[start MATERIAL SHOWN]

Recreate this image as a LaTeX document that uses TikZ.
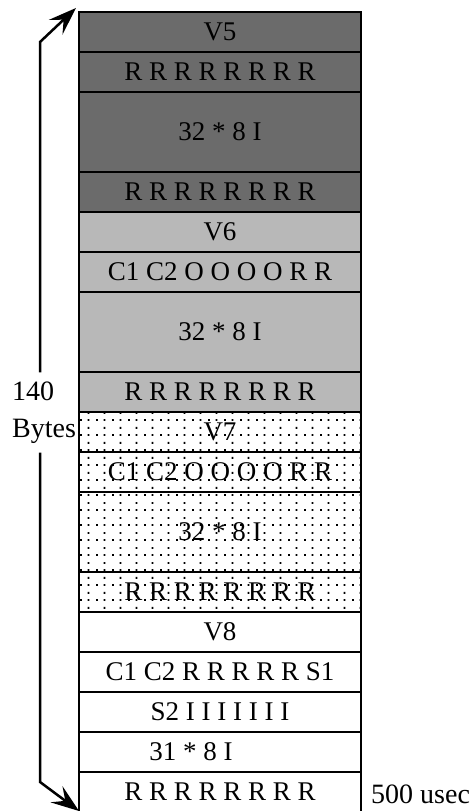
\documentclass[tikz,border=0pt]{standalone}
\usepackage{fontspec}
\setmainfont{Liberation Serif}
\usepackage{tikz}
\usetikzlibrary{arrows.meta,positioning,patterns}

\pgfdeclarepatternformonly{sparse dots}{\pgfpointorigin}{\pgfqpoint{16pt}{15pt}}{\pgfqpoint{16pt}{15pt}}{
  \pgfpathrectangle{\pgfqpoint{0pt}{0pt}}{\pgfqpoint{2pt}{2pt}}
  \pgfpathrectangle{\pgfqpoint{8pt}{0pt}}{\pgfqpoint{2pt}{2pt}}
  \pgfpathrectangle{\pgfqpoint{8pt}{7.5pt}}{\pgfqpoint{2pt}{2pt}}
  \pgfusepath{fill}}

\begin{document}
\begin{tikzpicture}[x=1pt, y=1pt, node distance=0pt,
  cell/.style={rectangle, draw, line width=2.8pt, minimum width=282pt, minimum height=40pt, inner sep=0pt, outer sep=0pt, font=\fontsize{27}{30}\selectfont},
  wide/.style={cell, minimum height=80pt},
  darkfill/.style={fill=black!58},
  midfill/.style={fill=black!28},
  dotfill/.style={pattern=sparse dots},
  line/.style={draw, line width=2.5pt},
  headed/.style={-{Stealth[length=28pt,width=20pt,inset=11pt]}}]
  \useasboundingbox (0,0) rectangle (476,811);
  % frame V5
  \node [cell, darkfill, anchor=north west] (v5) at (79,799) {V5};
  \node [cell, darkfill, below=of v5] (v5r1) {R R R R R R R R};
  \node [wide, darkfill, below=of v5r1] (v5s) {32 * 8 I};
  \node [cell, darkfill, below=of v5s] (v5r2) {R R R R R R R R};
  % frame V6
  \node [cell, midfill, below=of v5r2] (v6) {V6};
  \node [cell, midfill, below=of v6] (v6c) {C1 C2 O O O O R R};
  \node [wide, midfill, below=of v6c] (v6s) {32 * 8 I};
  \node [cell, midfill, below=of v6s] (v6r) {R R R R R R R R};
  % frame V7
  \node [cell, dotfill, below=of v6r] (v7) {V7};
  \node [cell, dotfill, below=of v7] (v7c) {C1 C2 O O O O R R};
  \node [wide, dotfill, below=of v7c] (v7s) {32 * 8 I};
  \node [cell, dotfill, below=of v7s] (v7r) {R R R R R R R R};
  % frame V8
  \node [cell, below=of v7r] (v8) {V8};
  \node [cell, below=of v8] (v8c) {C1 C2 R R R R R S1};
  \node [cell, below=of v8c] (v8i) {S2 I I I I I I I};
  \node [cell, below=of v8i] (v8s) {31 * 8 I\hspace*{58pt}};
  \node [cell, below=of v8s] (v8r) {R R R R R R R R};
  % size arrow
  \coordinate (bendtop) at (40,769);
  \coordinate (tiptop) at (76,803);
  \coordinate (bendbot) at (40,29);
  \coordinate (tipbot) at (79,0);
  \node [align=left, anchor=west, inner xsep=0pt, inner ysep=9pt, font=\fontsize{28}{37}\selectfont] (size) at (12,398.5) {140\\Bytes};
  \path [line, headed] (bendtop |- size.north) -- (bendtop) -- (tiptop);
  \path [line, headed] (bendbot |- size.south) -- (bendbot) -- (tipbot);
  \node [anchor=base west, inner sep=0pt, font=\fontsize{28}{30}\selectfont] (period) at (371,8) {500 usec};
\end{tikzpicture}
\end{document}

[end MATERIAL SHOWN]
[start MATERIAL SHOWN]

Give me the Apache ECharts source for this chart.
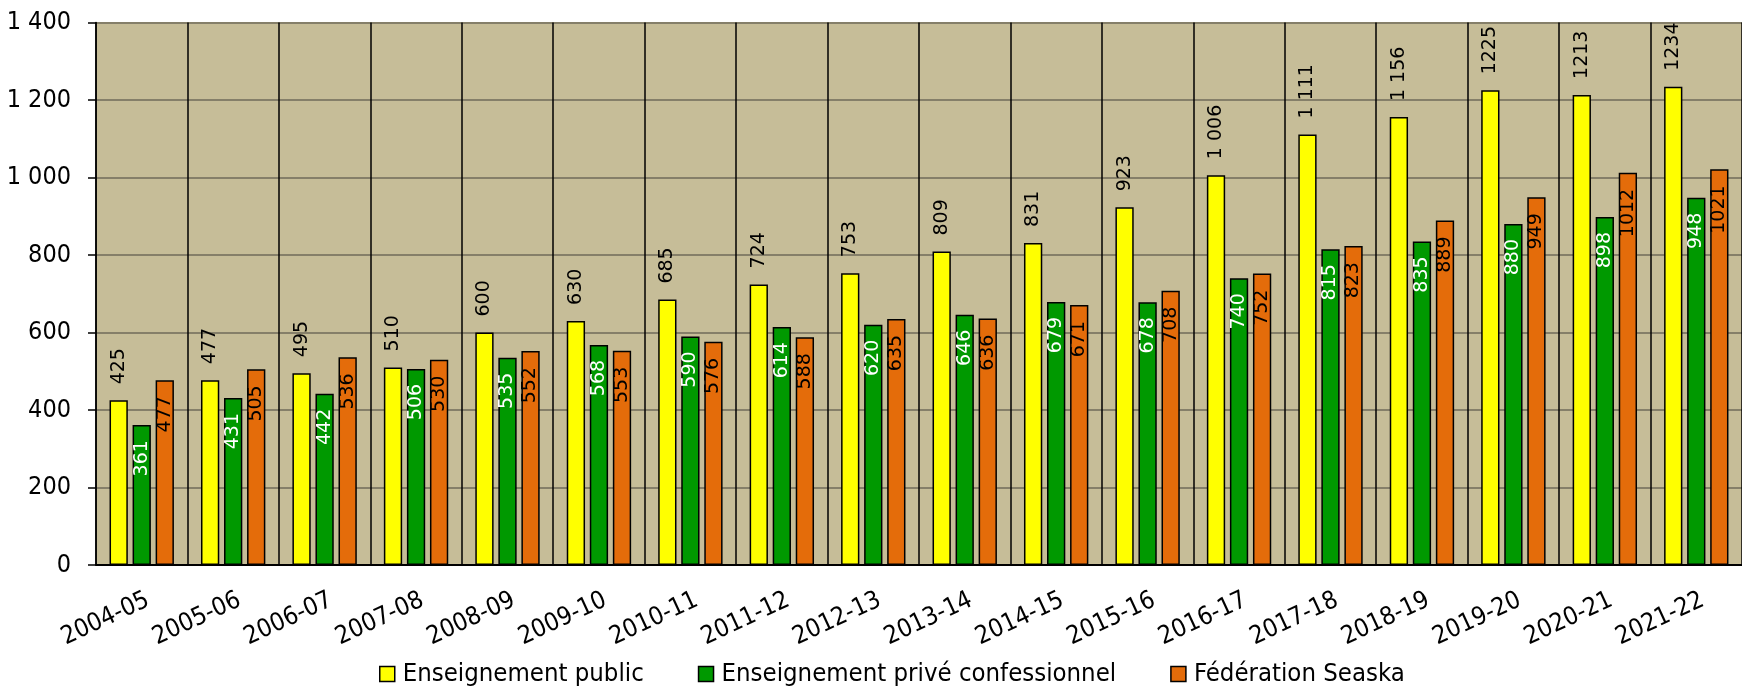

[end MATERIAL SHOWN]

TASK BRIEF -
Copy out every line of the listing that includes the string "this".

RESPONSE TO THE EXERCISE -
Recreate this image as a LaTeX document that uses TikZ.
Give me the Apache ECharts source for this chart.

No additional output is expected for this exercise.